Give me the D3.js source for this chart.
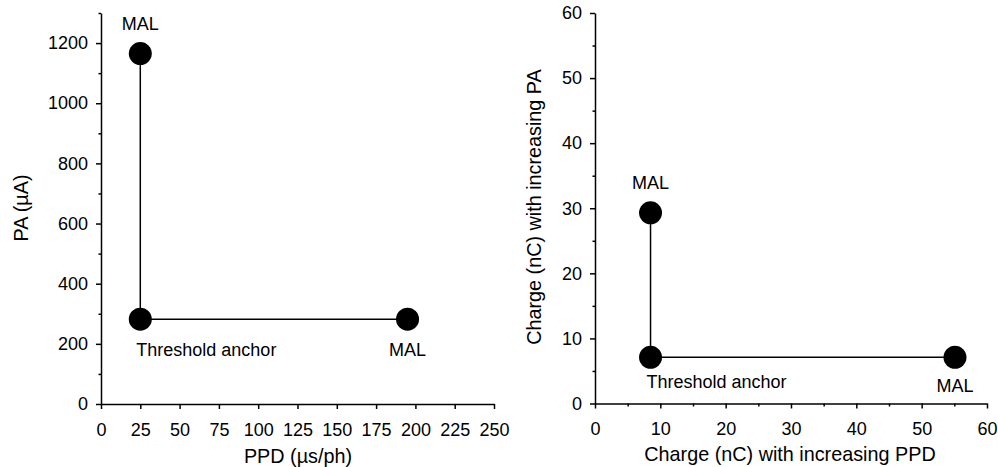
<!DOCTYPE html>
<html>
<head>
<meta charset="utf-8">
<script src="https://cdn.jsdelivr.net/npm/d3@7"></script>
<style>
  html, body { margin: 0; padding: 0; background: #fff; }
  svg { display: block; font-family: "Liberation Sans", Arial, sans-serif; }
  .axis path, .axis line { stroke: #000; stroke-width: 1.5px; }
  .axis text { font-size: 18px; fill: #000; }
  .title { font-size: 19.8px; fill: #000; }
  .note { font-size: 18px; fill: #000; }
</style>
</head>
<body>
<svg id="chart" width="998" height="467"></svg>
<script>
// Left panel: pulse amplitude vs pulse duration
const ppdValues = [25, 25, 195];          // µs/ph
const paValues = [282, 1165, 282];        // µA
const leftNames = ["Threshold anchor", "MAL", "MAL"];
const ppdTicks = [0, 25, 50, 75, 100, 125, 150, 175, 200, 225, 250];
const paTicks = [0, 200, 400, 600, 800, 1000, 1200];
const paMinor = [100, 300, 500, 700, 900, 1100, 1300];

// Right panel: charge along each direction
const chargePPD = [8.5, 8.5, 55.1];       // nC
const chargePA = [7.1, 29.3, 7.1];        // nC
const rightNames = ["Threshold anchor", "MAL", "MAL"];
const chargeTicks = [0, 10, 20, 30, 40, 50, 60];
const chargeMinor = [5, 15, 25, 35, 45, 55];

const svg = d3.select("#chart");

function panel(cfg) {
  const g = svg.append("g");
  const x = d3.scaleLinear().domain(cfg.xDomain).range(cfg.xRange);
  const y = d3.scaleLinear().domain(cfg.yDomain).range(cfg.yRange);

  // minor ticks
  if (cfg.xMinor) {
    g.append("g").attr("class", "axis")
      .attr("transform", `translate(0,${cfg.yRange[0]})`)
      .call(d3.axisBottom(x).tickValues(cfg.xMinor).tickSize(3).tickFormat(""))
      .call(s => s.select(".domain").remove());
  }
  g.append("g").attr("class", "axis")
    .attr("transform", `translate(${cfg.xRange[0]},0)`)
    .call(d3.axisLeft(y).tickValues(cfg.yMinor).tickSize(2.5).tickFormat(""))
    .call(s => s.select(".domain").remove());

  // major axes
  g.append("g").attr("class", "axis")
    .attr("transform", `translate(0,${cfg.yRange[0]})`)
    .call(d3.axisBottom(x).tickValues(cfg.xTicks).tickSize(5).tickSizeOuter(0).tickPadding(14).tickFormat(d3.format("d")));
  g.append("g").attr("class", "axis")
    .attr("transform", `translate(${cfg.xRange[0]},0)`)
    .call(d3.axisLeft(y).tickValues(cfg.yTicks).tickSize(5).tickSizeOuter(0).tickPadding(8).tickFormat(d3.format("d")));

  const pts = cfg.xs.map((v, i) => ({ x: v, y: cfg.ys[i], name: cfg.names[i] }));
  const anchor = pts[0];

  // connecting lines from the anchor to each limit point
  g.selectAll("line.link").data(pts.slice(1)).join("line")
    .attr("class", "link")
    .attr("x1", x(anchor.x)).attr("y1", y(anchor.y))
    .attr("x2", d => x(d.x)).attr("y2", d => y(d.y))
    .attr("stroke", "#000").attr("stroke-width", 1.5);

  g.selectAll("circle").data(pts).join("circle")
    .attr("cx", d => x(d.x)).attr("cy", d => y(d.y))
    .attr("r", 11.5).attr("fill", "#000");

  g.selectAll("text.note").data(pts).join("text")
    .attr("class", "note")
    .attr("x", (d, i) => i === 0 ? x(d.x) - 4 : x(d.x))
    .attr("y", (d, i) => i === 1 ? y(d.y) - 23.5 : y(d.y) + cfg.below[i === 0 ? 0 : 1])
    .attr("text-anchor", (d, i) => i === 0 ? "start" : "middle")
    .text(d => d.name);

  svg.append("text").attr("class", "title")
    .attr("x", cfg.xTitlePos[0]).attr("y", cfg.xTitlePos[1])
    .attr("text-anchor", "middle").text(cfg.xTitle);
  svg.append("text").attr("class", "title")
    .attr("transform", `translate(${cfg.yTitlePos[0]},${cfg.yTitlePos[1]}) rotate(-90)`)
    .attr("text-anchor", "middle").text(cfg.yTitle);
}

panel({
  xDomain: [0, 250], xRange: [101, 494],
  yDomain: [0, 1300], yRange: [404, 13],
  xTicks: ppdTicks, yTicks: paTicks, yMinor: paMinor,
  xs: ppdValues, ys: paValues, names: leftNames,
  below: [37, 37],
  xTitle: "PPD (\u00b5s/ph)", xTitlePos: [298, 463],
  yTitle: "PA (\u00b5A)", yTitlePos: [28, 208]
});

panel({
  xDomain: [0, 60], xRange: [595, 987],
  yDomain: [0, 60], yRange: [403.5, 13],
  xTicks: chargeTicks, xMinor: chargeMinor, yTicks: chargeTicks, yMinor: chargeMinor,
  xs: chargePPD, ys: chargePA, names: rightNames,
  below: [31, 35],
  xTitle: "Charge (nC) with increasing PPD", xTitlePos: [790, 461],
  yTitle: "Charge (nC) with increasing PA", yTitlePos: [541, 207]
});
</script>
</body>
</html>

## WHAT IS BEING ASKED
Make an exact copy of the listing above. Do not include the pictures.

## TASK SOLUTION
Give me the D3.js source for this chart.
<!DOCTYPE html>
<html>
<head>
<meta charset="utf-8">
<script src="https://cdn.jsdelivr.net/npm/d3@7"></script>
<style>
  html, body { margin: 0; padding: 0; background: #fff; }
  svg { display: block; font-family: "Liberation Sans", Arial, sans-serif; }
  .axis path, .axis line { stroke: #000; stroke-width: 1.5px; }
  .axis text { font-size: 18px; fill: #000; }
  .title { font-size: 19.8px; fill: #000; }
  .note { font-size: 18px; fill: #000; }
</style>
</head>
<body>
<svg id="chart" width="998" height="467"></svg>
<script>
// Left panel: pulse amplitude vs pulse duration
const ppdValues = [25, 25, 195];          // µs/ph
const paValues = [282, 1165, 282];        // µA
const leftNames = ["Threshold anchor", "MAL", "MAL"];
const ppdTicks = [0, 25, 50, 75, 100, 125, 150, 175, 200, 225, 250];
const paTicks = [0, 200, 400, 600, 800, 1000, 1200];
const paMinor = [100, 300, 500, 700, 900, 1100, 1300];

// Right panel: charge along each direction
const chargePPD = [8.5, 8.5, 55.1];       // nC
const chargePA = [7.1, 29.3, 7.1];        // nC
const rightNames = ["Threshold anchor", "MAL", "MAL"];
const chargeTicks = [0, 10, 20, 30, 40, 50, 60];
const chargeMinor = [5, 15, 25, 35, 45, 55];

const svg = d3.select("#chart");

function panel(cfg) {
  const g = svg.append("g");
  const x = d3.scaleLinear().domain(cfg.xDomain).range(cfg.xRange);
  const y = d3.scaleLinear().domain(cfg.yDomain).range(cfg.yRange);

  // minor ticks
  if (cfg.xMinor) {
    g.append("g").attr("class", "axis")
      .attr("transform", `translate(0,${cfg.yRange[0]})`)
      .call(d3.axisBottom(x).tickValues(cfg.xMinor).tickSize(3).tickFormat(""))
      .call(s => s.select(".domain").remove());
  }
  g.append("g").attr("class", "axis")
    .attr("transform", `translate(${cfg.xRange[0]},0)`)
    .call(d3.axisLeft(y).tickValues(cfg.yMinor).tickSize(2.5).tickFormat(""))
    .call(s => s.select(".domain").remove());

  // major axes
  g.append("g").attr("class", "axis")
    .attr("transform", `translate(0,${cfg.yRange[0]})`)
    .call(d3.axisBottom(x).tickValues(cfg.xTicks).tickSize(5).tickSizeOuter(0).tickPadding(14).tickFormat(d3.format("d")));
  g.append("g").attr("class", "axis")
    .attr("transform", `translate(${cfg.xRange[0]},0)`)
    .call(d3.axisLeft(y).tickValues(cfg.yTicks).tickSize(5).tickSizeOuter(0).tickPadding(8).tickFormat(d3.format("d")));

  const pts = cfg.xs.map((v, i) => ({ x: v, y: cfg.ys[i], name: cfg.names[i] }));
  const anchor = pts[0];

  // connecting lines from the anchor to each limit point
  g.selectAll("line.link").data(pts.slice(1)).join("line")
    .attr("class", "link")
    .attr("x1", x(anchor.x)).attr("y1", y(anchor.y))
    .attr("x2", d => x(d.x)).attr("y2", d => y(d.y))
    .attr("stroke", "#000").attr("stroke-width", 1.5);

  g.selectAll("circle").data(pts).join("circle")
    .attr("cx", d => x(d.x)).attr("cy", d => y(d.y))
    .attr("r", 11.5).attr("fill", "#000");

  g.selectAll("text.note").data(pts).join("text")
    .attr("class", "note")
    .attr("x", (d, i) => i === 0 ? x(d.x) - 4 : x(d.x))
    .attr("y", (d, i) => i === 1 ? y(d.y) - 23.5 : y(d.y) + cfg.below[i === 0 ? 0 : 1])
    .attr("text-anchor", (d, i) => i === 0 ? "start" : "middle")
    .text(d => d.name);

  svg.append("text").attr("class", "title")
    .attr("x", cfg.xTitlePos[0]).attr("y", cfg.xTitlePos[1])
    .attr("text-anchor", "middle").text(cfg.xTitle);
  svg.append("text").attr("class", "title")
    .attr("transform", `translate(${cfg.yTitlePos[0]},${cfg.yTitlePos[1]}) rotate(-90)`)
    .attr("text-anchor", "middle").text(cfg.yTitle);
}

panel({
  xDomain: [0, 250], xRange: [101, 494],
  yDomain: [0, 1300], yRange: [404, 13],
  xTicks: ppdTicks, yTicks: paTicks, yMinor: paMinor,
  xs: ppdValues, ys: paValues, names: leftNames,
  below: [37, 37],
  xTitle: "PPD (\u00b5s/ph)", xTitlePos: [298, 463],
  yTitle: "PA (\u00b5A)", yTitlePos: [28, 208]
});

panel({
  xDomain: [0, 60], xRange: [595, 987],
  yDomain: [0, 60], yRange: [403.5, 13],
  xTicks: chargeTicks, xMinor: chargeMinor, yTicks: chargeTicks, yMinor: chargeMinor,
  xs: chargePPD, ys: chargePA, names: rightNames,
  below: [31, 35],
  xTitle: "Charge (nC) with increasing PPD", xTitlePos: [790, 461],
  yTitle: "Charge (nC) with increasing PA", yTitlePos: [541, 207]
});
</script>
</body>
</html>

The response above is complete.